Citigroup posted its second quarter earnings that surpassed analysts’ expectations.
The banking behemoth's earnings for the three months ending in June came in at $2.19 per share, which is 16.7% lower from the year-ago quarter, but well above the Street expectations of $1.70 per share.
Group revenues climbed +10.6% year-over-year to $19.64 billion, also topping analysts' estimates of $18.22 billion.
The company’s revenue from investment banking segment fell -46% year-over-year, with new listings and merger deals weakening amid market volatility.
Markets revenues, however, grew +25% to $5.3 billion.
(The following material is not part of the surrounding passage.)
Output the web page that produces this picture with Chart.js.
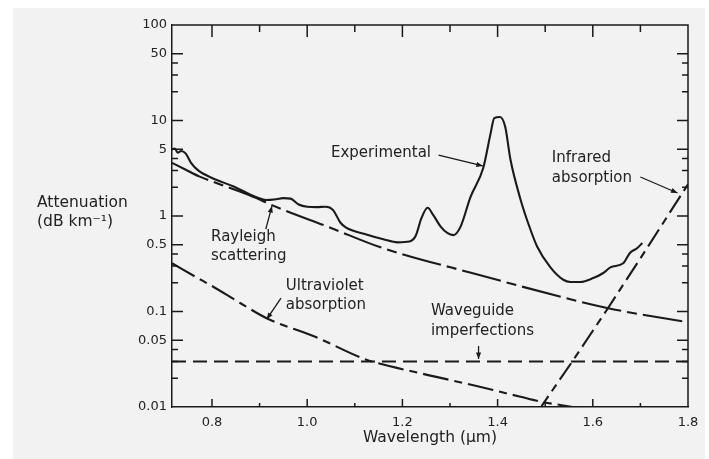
<!DOCTYPE html>
<html><head><meta charset="utf-8">
<script src="https://cdn.jsdelivr.net/npm/chart.js@4.4.1/dist/chart.umd.min.js"></script>
<style>html,body{margin:0;padding:0;background:#fff;}</style>
</head><body>
<canvas id="c" width="709" height="459"></canvas>
<script>
// ---- data ----
const expWavelength = [0.716,0.722,0.728,0.735,0.745,0.756,0.771,0.80,0.844,0.892,0.913,0.935,0.949,0.965,0.982,1.0,1.02,1.039,1.054,1.07,1.081,1.119,1.16,1.19,1.215,1.228,1.24,1.253,1.265,1.28,1.295,1.307,1.322,1.343,1.37,1.385,1.393,1.405,1.416,1.427,1.448,1.465,1.483,1.511,1.538,1.553,1.574,1.601,1.622,1.637,1.664,1.678,1.693,1.704];
const expAttenuation = [5.0,5.1,4.6,4.8,4.5,3.6,3.0,2.5,2.05,1.58,1.47,1.5,1.54,1.52,1.32,1.25,1.24,1.25,1.16,0.85,0.76,0.65,0.57,0.53,0.54,0.62,0.95,1.22,1.02,0.78,0.66,0.63,0.77,1.58,3.2,7.2,10.6,10.9,8.6,3.9,1.5,0.82,0.48,0.29,0.215,0.204,0.204,0.224,0.253,0.29,0.32,0.41,0.46,0.52];

const rayleighWavelength = [0.716,0.745,0.773,0.844,0.892,0.926,1.05,1.154,1.35,1.63,1.8];
const rayleighAttenuation = [3.6,3.05,2.6,1.92,1.55,1.3,0.75,0.47,0.25,0.109,0.077];

const uvWavelength = [0.716,0.777,0.8,0.86,0.917,1.018,1.123,1.239,1.358,1.448,1.494,1.568,1.59];
const uvAttenuation = [0.32,0.214,0.185,0.122,0.084,0.054,0.0315,0.0225,0.0165,0.0128,0.0113,0.0098,0.0093];

const irWavelength = [1.485,1.494,1.559,1.63,1.70,1.8];
const irAttenuation = [0.0086,0.0105,0.031,0.105,0.36,2.15];

const waveguideWavelength = [0.716,1.8];
const waveguideAttenuation = [0.03,0.03];

const xTickLabels = [0.8,1.0,1.2,1.4,1.6,1.8];
const xTickMarks = [0.8,0.9,1.0,1.1,1.2,1.3,1.4,1.5,1.6,1.7];
const yTickLabels = [100,50,10,5,1,0.5,0.1,0.05,0.01];
const yTickMarks = [50,40,30,20,10,5,4,3,2,1,0.5,0.4,0.3,0.2,0.1,0.05,0.04,0.03,0.02];

// ---- styling ----
const FONT = '"DejaVu Sans", "Open Sans", sans-serif';
const INK = '#1a1a1a';
const TEXT = '#222222';

const pts = (xs, ys) => xs.map((x, i) => ({x: x, y: ys[i]}));

// annotations given in data coordinates (wavelength, attenuation)
const annotations = [
  {texts: [['Experimental', 1.05, 4.57]], arrow: [[1.276, 4.35], [1.369, 3.34]]},
  {texts: [['Infrared', 1.514, 4.05], ['absorption', 1.514, 2.5]], arrow: [[1.700, 2.56], [1.778, 1.74]]},
  {texts: [['Rayleigh', 0.798, 0.60], ['scattering', 0.798, 0.381]], arrow: [[0.913, 0.73], [0.926, 1.27]]},
  {texts: [['Ultraviolet', 0.955, 0.185], ['absorption', 0.955, 0.117]], arrow: [[0.945, 0.138], [0.915, 0.083]]},
  {texts: [['Waveguide', 1.26, 0.101], ['imperfections', 1.26, 0.0625]], arrow: [[1.36, 0.0435], [1.36, 0.0318]]}
];

function drawArrow(ctx, x1, y1, x2, y2) {
  ctx.beginPath(); ctx.moveTo(x1, y1); ctx.lineTo(x2, y2); ctx.stroke();
  const a = Math.atan2(y2 - y1, x2 - x1), h = 7;
  ctx.beginPath();
  ctx.moveTo(x2, y2);
  ctx.lineTo(x2 - h * Math.cos(a - 0.38), y2 - h * Math.sin(a - 0.38));
  ctx.lineTo(x2 - h * Math.cos(a + 0.38), y2 - h * Math.sin(a + 0.38));
  ctx.closePath(); ctx.fill();
}

const decor = {
  id: 'decor',
  beforeDraw(chart) {
    const c = chart.ctx;
    c.save();
    c.fillStyle = '#ffffff'; c.fillRect(0, 0, chart.width, chart.height);
    c.fillStyle = '#f2f2f2'; c.fillRect(13, 8, 692, 451);
    c.restore();
  },
  afterDraw(chart) {
    const ctx = chart.ctx, a = chart.chartArea, x = chart.scales.x, y = chart.scales.y;
    ctx.save();
    ctx.strokeStyle = INK; ctx.fillStyle = INK; ctx.lineWidth = 1.5;
    // top and right frame
    ctx.beginPath(); ctx.moveTo(a.left, a.top); ctx.lineTo(a.right, a.top); ctx.lineTo(a.right, a.bottom); ctx.stroke();
    // x tick marks (bottom + top, inward)
    xTickMarks.forEach(v => {
      const px = x.getPixelForValue(v);
      const major = xTickLabels.some(t => Math.abs(t - v) < 1e-6);
      ctx.beginPath();
      ctx.moveTo(px, a.bottom); ctx.lineTo(px, a.bottom - (major ? 8 : 4));
      ctx.moveTo(px, a.top); ctx.lineTo(px, a.top + (major ? 12 : 7));
      ctx.stroke();
    });
    // y tick marks (left + right, inward)
    yTickMarks.forEach(v => {
      const py = y.getPixelForValue(v);
      const major = yTickLabels.some(t => Math.abs(t - v) < 1e-9);
      const len = major ? 11 : 6;
      ctx.beginPath();
      ctx.moveTo(a.left, py); ctx.lineTo(a.left + len, py);
      ctx.moveTo(a.right, py); ctx.lineTo(a.right - len, py);
      ctx.stroke();
    });
    // annotations
    ctx.fillStyle = TEXT;
    ctx.font = '15px ' + FONT;
    ctx.textAlign = 'left'; ctx.textBaseline = 'middle';
    annotations.forEach(an => {
      an.texts.forEach(t => ctx.fillText(t[0], x.getPixelForValue(t[1]), y.getPixelForValue(t[2])));
      const p1 = an.arrow[0], p2 = an.arrow[1];
      ctx.strokeStyle = INK; ctx.fillStyle = INK; ctx.lineWidth = 1.3;
      drawArrow(ctx, x.getPixelForValue(p1[0]), y.getPixelForValue(p1[1]), x.getPixelForValue(p2[0]), y.getPixelForValue(p2[1]));
      ctx.fillStyle = TEXT;
    });
    // y axis title (horizontal, left of axis)
    ctx.fillStyle = TEXT;
    ctx.font = '15.5px ' + FONT;
    ctx.fillText('Attenuation', 37, 203);
    ctx.fillText('(dB km\u207B\u00B9)', 37, 222);
    ctx.restore();
  }
};

const lineBase = {pointRadius: 0, borderColor: INK, borderWidth: 2.1, fill: false};

new Chart(document.getElementById('c'), {
  type: 'line',
  data: {
    datasets: [
      Object.assign({label: 'Experimental', data: pts(expWavelength, expAttenuation), cubicInterpolationMode: 'monotone'}, lineBase),
      Object.assign({label: 'Rayleigh scattering', data: pts(rayleighWavelength, rayleighAttenuation), cubicInterpolationMode: 'monotone', borderDash: [40, 6, 10, 6]}, lineBase),
      Object.assign({label: 'Ultraviolet absorption', data: pts(uvWavelength, uvAttenuation), cubicInterpolationMode: 'monotone', borderDash: [26, 6, 8, 6]}, lineBase),
      Object.assign({label: 'Infrared absorption', data: pts(irWavelength, irAttenuation), borderDash: [20, 6, 8, 6]}, lineBase),
      Object.assign({label: 'Waveguide imperfections', data: pts(waveguideWavelength, waveguideAttenuation), borderDash: [14, 7]}, lineBase)
    ]
  },
  options: {
    responsive: false,
    animation: false,
    events: [],
    layout: {padding: {top: 25, right: 21, left: 0, bottom: 0}},
    plugins: {legend: {display: false}, tooltip: {enabled: false}},
    scales: {
      x: {
        type: 'linear', min: 0.716, max: 1.8,
        afterBuildTicks: s => { s.ticks = xTickLabels.map(v => ({value: v})); },
        afterFit: s => { s.height = 52; },
        grid: {display: false, drawTicks: false},
        border: {display: true, color: INK, width: 1.5},
        ticks: {autoSkip: false, maxRotation: 0, padding: 8, color: TEXT, font: {family: FONT, size: 13},
                callback: v => Number(v).toFixed(1)},
        title: {display: true, text: 'Wavelength (\u03BCm)', color: TEXT, font: {family: FONT, size: 15.5},
                padding: {top: 0, bottom: 12}}
      },
      y: {
        type: 'logarithmic', min: 0.01, max: 100,
        afterBuildTicks: s => { s.ticks = yTickLabels.map(v => ({value: v})); },
        afterFit: s => { s.width = 172; },
        grid: {display: false, drawTicks: false},
        border: {display: true, color: INK, width: 1.5},
        ticks: {autoSkip: false, padding: 5, color: TEXT, font: {family: FONT, size: 13},
                callback: v => String(v)}
      }
    }
  },
  plugins: [decor]
});
</script>
</body></html>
Revenues in Treasury and trade solutions increased +33%, on the back of 42% growth in net interest income, and 17% growth in non-interest revenue – reflective of solid growth with both mid and large corporate clients, as indicated in the company’s statement.
Citigroup set aside $375 million for loan loss provision, a much smaller amount compared to that of Wells Fargo and JPMorgan.
“In a challenging macro and geopolitical environment, our team delivered solid results and we are in a strong position to weather uncertain times, given our liquidity, credit quality and reserve levels," CEO Jane Fraser said. "We intend to generate significant capital for our investors, given our earnings power and the upcoming divestitures."